By Dr. Robert Thorson
Residents of the Lone Star State and federal taxpayers should think twice before rebuilding the hundreds of homes that were swept away several weeks ago by Hurricane Ike. I realize that Texas pride includes the Alamo where – though greatly overpowered – every man fought to the last. I hope that this justifiable pride will not be extended to the unjustified defense of the state’s barrier islands against the even greater power of the sea. I recommend a fast and orderly retreat.
My concern about barrier islands is not restricted to Texas, but to dozens along the Atlantic and Gulf coasts of the United States. All are wave-beaten, washed-over sand-heaps on the move, except for those parts stapled in place by concrete.
If you built a house on an active sand dune, you would probably not expect the sand to stay in place. Indeed, the classic form of a slip-face dune exists solely because the whole thing is slowly migrating. Sand eroded from the gentle windward slope is blown up to the brink, where it falls and flows down the steeper leeward face. If the dune stopped migrating, it would quickly be blown apart into a formless heap.

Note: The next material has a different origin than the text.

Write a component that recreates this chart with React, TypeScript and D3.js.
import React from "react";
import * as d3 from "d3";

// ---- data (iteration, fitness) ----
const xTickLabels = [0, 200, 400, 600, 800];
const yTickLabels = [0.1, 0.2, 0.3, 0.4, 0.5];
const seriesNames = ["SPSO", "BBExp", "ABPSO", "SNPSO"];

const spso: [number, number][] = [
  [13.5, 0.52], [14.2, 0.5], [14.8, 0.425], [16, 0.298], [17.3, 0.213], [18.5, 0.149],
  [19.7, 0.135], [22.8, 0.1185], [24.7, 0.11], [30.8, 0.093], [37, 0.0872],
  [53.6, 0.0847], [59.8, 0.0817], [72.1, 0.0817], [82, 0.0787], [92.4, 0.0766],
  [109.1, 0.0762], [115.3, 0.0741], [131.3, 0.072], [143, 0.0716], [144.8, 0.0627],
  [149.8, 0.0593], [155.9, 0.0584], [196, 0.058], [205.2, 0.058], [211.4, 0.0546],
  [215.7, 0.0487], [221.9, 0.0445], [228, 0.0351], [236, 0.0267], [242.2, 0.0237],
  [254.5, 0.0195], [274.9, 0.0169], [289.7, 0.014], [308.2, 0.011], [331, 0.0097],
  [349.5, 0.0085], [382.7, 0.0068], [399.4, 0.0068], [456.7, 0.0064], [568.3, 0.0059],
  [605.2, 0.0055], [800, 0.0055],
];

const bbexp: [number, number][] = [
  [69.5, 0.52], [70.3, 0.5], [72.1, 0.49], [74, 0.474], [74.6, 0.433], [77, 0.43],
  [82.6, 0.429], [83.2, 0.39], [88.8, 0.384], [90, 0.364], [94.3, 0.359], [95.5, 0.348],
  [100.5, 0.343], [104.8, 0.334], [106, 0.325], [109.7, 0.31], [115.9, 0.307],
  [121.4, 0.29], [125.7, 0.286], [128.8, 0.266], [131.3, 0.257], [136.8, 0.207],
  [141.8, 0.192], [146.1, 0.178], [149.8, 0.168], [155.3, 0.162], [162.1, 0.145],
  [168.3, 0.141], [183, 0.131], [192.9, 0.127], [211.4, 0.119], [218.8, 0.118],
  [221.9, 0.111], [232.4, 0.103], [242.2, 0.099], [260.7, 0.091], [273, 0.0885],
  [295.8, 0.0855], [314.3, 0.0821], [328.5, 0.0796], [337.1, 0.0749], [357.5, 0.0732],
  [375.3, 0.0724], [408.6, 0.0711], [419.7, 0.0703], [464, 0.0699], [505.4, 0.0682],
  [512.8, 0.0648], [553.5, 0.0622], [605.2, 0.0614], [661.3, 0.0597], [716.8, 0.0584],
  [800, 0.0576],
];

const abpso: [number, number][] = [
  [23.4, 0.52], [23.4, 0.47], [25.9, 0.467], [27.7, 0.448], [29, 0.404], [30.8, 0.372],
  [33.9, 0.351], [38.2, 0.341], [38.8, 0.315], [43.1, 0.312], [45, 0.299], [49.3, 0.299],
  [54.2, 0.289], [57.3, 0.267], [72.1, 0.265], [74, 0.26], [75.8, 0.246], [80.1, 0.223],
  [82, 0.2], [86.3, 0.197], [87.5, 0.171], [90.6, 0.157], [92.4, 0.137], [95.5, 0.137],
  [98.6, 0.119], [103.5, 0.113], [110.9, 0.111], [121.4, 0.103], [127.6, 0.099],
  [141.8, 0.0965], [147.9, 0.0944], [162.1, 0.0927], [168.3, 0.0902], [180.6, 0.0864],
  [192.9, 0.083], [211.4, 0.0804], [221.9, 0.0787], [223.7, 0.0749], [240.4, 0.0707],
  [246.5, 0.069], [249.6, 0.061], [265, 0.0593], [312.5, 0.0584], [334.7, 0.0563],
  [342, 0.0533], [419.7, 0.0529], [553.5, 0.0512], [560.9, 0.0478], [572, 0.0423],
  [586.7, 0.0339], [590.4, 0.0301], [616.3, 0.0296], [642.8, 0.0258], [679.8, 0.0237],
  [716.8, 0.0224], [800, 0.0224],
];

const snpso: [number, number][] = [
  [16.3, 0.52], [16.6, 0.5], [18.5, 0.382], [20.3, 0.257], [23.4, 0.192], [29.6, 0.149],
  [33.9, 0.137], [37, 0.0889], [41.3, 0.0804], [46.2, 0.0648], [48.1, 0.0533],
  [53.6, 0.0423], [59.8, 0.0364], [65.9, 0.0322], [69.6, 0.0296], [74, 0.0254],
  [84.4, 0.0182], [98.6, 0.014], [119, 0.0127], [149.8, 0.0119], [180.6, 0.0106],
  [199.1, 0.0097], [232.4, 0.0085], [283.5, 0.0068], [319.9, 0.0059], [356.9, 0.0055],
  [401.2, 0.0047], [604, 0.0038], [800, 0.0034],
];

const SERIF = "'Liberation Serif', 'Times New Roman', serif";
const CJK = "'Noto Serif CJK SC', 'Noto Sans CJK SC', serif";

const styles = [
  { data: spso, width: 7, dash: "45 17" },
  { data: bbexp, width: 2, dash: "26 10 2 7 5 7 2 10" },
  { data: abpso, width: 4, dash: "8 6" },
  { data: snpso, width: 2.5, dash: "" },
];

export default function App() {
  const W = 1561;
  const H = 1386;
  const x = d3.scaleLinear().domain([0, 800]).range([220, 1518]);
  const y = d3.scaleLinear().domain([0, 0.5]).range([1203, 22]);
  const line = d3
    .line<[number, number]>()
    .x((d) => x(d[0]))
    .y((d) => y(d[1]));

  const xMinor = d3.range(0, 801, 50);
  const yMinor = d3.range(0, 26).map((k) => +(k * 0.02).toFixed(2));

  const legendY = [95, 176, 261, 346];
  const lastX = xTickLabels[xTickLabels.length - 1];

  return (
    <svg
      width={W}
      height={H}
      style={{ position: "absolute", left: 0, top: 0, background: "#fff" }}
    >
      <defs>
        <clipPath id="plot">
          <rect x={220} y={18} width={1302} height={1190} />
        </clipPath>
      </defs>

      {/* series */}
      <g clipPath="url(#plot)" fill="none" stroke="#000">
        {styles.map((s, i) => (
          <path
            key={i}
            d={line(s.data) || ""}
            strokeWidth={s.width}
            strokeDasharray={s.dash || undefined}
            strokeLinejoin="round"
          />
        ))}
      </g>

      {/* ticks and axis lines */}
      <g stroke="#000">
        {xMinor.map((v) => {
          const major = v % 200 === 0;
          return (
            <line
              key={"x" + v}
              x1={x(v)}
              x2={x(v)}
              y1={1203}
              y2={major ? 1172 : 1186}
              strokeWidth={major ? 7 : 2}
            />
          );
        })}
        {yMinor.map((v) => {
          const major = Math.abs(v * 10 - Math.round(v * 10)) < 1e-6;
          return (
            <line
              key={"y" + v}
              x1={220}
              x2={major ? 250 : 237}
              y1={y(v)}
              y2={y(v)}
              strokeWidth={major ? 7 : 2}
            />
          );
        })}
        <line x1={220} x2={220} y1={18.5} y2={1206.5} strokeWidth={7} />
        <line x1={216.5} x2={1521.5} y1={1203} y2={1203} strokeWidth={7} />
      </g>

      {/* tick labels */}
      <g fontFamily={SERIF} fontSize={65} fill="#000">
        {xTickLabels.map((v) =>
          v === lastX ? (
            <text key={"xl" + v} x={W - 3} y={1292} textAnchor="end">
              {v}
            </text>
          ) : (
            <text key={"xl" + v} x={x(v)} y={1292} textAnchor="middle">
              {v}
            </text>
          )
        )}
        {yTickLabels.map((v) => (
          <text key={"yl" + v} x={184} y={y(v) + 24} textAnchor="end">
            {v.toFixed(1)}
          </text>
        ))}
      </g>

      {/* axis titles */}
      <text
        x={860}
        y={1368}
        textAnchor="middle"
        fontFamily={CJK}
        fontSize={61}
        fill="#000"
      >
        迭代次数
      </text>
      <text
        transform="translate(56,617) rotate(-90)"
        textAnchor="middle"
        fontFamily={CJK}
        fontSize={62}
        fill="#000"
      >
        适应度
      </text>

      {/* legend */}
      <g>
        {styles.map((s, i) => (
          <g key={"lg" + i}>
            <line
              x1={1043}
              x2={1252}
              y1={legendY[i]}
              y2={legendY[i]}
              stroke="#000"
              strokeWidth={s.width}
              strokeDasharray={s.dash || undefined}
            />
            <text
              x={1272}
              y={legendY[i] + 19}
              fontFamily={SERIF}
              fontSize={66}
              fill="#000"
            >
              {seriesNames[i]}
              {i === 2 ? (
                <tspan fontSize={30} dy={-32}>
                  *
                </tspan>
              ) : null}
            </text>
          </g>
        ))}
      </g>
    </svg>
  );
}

Something similar is true for all barrier islands, although the symmetry is reversed. Classic barrier islands have a moderately steep beach face leading up to a stair-step series of berms, then to the grass-covered spine of a dune. From there, the profile declines more gently across a sheet of blown sand, which gives way to “overwash” sediment deposited by storms of the not-so-distant past. Overwash fans begin where storm waves broke through a low spot of the barrier, coalesce as they broaden and continue beneath the lagoon.
Classic transverse dunes form only when the wind blows steadily over loose sand. Classic barrier islands form only when sea level rises steadily over a continental shelf capped by loose sand. Most of those along the Eastern and Gulf coasts began to form thousands of years ago when the mass of near shore sand being move forward by rising sea level became to big. In the barrier birth moment, some unnamed tropical storm left behind a narrow island ridge of sand, to which more sand accreted. During the next overtopping storm, sand eroded from the seaward face of what was now a narrow island was carried beyond the crest and deposited on the landward side, resulting in net migration toward the shore. The migration didn’t reach the shoreline because the latter was moving away in response to the same gradual rise of the sea.

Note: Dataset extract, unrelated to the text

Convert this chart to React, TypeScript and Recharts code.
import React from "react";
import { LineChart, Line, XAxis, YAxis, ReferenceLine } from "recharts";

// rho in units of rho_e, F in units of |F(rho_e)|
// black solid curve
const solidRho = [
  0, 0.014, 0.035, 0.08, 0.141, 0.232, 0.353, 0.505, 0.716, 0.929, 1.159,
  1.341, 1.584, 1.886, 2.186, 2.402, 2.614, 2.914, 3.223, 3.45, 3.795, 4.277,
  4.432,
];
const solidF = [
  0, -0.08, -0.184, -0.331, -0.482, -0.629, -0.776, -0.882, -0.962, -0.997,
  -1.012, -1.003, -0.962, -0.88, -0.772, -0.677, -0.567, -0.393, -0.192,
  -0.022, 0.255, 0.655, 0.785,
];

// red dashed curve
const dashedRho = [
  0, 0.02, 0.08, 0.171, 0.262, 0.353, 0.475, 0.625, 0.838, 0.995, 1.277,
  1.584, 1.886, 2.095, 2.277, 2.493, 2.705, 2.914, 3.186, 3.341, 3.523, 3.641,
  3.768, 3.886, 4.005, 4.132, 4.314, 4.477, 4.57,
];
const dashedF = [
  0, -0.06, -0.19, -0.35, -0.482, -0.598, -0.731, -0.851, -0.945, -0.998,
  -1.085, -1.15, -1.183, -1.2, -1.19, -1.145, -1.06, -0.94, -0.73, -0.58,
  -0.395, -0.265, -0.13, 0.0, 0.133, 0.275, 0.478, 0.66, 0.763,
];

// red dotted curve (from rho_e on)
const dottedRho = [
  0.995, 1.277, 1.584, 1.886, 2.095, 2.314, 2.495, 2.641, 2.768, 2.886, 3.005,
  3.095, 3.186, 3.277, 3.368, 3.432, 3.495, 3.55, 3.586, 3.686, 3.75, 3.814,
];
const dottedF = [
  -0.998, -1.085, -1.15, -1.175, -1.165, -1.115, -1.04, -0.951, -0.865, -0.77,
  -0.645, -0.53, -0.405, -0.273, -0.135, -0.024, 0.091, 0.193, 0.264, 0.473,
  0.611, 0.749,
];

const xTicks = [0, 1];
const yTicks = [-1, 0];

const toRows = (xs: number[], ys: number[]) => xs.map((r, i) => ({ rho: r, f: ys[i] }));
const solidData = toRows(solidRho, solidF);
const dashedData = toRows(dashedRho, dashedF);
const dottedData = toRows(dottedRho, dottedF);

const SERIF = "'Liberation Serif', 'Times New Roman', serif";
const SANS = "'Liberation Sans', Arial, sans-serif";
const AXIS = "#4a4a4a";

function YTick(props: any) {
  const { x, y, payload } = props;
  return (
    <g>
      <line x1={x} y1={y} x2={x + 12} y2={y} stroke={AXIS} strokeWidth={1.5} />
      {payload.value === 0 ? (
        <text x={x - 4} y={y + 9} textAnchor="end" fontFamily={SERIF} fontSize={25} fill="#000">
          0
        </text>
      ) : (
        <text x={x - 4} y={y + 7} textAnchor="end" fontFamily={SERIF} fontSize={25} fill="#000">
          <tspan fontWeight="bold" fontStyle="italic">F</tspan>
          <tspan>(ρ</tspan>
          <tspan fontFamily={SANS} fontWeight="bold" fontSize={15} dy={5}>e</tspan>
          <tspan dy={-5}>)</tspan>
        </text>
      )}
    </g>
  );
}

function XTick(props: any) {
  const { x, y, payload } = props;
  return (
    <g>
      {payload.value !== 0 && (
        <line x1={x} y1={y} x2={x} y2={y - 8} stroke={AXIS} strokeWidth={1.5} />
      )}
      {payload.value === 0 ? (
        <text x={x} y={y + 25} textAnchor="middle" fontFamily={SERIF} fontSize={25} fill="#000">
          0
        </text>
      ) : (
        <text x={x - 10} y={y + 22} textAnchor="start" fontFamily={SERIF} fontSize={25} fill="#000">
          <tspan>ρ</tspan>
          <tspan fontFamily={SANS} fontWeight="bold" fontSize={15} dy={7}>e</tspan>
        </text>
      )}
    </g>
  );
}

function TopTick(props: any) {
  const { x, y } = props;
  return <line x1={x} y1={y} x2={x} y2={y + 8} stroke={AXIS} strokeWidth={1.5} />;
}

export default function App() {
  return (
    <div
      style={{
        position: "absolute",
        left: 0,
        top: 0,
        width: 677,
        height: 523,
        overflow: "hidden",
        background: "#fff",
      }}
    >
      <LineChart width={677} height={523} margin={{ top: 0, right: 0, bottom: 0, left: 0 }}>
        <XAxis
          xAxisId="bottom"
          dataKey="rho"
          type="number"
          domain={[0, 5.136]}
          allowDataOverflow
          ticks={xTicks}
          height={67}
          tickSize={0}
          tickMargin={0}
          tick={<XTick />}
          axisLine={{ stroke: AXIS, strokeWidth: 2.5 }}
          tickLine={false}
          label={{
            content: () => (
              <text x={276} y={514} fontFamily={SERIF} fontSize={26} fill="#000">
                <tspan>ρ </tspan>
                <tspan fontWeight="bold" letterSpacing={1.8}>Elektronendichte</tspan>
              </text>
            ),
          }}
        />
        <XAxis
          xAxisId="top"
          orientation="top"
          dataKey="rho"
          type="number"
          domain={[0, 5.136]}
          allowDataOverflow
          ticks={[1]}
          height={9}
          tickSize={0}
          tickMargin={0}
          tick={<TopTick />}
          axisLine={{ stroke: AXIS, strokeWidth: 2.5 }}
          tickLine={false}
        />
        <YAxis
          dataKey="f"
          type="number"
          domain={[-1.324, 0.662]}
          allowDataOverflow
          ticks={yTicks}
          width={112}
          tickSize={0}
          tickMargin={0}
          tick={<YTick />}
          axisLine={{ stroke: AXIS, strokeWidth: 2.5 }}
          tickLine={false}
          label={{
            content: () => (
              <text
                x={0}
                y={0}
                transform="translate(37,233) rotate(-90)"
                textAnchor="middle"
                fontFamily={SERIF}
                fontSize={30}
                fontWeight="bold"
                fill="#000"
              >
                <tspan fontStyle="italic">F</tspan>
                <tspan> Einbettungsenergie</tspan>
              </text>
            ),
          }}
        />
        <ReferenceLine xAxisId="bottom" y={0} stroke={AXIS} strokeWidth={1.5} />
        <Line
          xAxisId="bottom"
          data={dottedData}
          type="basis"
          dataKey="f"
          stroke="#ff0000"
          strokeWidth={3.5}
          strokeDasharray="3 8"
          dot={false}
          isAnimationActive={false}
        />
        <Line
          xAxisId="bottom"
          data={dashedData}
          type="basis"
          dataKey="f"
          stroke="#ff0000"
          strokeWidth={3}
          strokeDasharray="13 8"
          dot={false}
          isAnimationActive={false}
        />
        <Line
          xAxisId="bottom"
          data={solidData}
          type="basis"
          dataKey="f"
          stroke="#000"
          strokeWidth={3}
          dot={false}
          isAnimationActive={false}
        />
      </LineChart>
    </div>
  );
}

Characteristically, barrier islands migrate faster and become more narrow when sea level rises faster than usual, when the climate is in a stormy phase and when sand is being lost by island lengthening or through flood tide inlets. Barriers migrate more slowly and are typically broader when sea level rise slows, during phases when storms are less strong and when the system locally retains the sediment.
This was the situation when Europeans first began exploring the many barrier islands guarding the U.S. coastal plain from New York City to Mexico. Each was an unpopulated, energy-absorbing wall of sand protecting the mainland shore. Then came a phase of accelerating development during the 19th and 20th centuries: tents, shacks, boardwalks, roads, houses, apartment buildings, cities, freeways and whatnot.

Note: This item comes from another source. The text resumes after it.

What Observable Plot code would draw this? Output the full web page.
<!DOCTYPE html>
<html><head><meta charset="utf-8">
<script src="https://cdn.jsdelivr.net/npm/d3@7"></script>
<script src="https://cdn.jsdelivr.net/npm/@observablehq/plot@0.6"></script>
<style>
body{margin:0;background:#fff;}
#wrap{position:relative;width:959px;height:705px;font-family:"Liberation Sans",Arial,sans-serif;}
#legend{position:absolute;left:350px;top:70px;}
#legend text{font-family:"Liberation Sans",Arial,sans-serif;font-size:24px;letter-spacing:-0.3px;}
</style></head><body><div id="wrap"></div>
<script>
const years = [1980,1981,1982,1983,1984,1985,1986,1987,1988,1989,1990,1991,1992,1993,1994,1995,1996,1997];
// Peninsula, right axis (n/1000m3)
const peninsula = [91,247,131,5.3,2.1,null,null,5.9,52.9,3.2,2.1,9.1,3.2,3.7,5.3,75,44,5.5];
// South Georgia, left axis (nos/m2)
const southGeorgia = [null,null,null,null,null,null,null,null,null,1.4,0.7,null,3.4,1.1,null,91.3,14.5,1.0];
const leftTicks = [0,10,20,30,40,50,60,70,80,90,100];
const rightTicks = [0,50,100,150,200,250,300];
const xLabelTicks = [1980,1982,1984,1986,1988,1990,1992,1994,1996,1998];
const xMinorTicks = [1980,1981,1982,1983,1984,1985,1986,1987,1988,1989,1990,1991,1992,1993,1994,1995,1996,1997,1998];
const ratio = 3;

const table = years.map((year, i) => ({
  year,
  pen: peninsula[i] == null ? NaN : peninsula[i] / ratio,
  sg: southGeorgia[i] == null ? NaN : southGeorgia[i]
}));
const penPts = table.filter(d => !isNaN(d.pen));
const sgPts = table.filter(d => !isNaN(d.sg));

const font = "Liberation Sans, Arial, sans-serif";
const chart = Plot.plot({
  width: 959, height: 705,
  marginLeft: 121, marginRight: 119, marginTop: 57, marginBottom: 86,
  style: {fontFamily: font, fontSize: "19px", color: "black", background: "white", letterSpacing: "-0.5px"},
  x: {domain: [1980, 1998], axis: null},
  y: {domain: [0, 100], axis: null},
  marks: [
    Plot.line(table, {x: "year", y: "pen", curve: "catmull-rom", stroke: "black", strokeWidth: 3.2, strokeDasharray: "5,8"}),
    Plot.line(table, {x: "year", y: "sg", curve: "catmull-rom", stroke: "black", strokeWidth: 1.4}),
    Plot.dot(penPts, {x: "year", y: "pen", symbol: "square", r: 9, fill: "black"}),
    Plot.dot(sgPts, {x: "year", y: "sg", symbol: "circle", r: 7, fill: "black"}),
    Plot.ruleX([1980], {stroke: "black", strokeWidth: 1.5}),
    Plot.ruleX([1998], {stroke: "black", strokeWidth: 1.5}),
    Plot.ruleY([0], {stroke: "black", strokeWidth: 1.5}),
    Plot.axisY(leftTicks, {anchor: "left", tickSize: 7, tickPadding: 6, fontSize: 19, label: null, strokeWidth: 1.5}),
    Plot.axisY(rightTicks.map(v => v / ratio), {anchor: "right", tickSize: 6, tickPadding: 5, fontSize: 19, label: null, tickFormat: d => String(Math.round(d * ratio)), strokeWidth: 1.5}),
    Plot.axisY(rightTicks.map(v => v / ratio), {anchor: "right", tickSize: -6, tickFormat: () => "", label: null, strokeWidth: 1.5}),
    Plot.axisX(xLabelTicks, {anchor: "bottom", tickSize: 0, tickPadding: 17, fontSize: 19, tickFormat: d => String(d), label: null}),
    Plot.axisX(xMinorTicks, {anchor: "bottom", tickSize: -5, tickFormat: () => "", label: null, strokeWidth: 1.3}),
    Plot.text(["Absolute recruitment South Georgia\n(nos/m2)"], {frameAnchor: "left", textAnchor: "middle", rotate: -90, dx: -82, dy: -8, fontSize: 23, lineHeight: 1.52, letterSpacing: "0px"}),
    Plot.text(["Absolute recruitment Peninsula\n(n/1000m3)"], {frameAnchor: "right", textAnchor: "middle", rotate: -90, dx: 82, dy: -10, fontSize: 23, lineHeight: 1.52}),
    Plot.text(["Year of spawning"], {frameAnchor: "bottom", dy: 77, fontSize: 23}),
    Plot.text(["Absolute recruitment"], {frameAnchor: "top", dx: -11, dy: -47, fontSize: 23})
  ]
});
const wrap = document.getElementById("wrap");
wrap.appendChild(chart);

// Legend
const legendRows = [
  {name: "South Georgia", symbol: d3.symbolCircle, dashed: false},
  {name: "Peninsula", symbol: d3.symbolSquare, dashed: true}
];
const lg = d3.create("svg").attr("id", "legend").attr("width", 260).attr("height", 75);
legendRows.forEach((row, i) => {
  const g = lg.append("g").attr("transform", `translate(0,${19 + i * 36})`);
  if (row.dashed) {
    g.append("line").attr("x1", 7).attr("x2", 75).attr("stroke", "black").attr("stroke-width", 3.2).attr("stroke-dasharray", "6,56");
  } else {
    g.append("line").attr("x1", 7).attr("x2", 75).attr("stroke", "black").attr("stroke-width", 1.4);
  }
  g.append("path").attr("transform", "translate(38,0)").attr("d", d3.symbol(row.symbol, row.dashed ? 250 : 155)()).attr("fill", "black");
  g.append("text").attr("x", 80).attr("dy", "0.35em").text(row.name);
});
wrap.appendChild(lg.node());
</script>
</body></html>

No longer would the loss of land on the side facing the sea be tolerated, even if an equivalent amount of new land was created on the lagoon side. Invested residents developed a bunker mentality, especially in Galveston, Texas, after its famous hurricane of 1900. Sea walls went up, insurance policies were subsidized and local pride intensified.
But it’s no use, at least not in the long haul. Sea level is now rising faster than average. Storms rolling in from the roulette wheel of the subtropical Atlantic appear to be intensifying.
The barrier wants to do what it is supposed to do. Migrate. Let’s give it permission.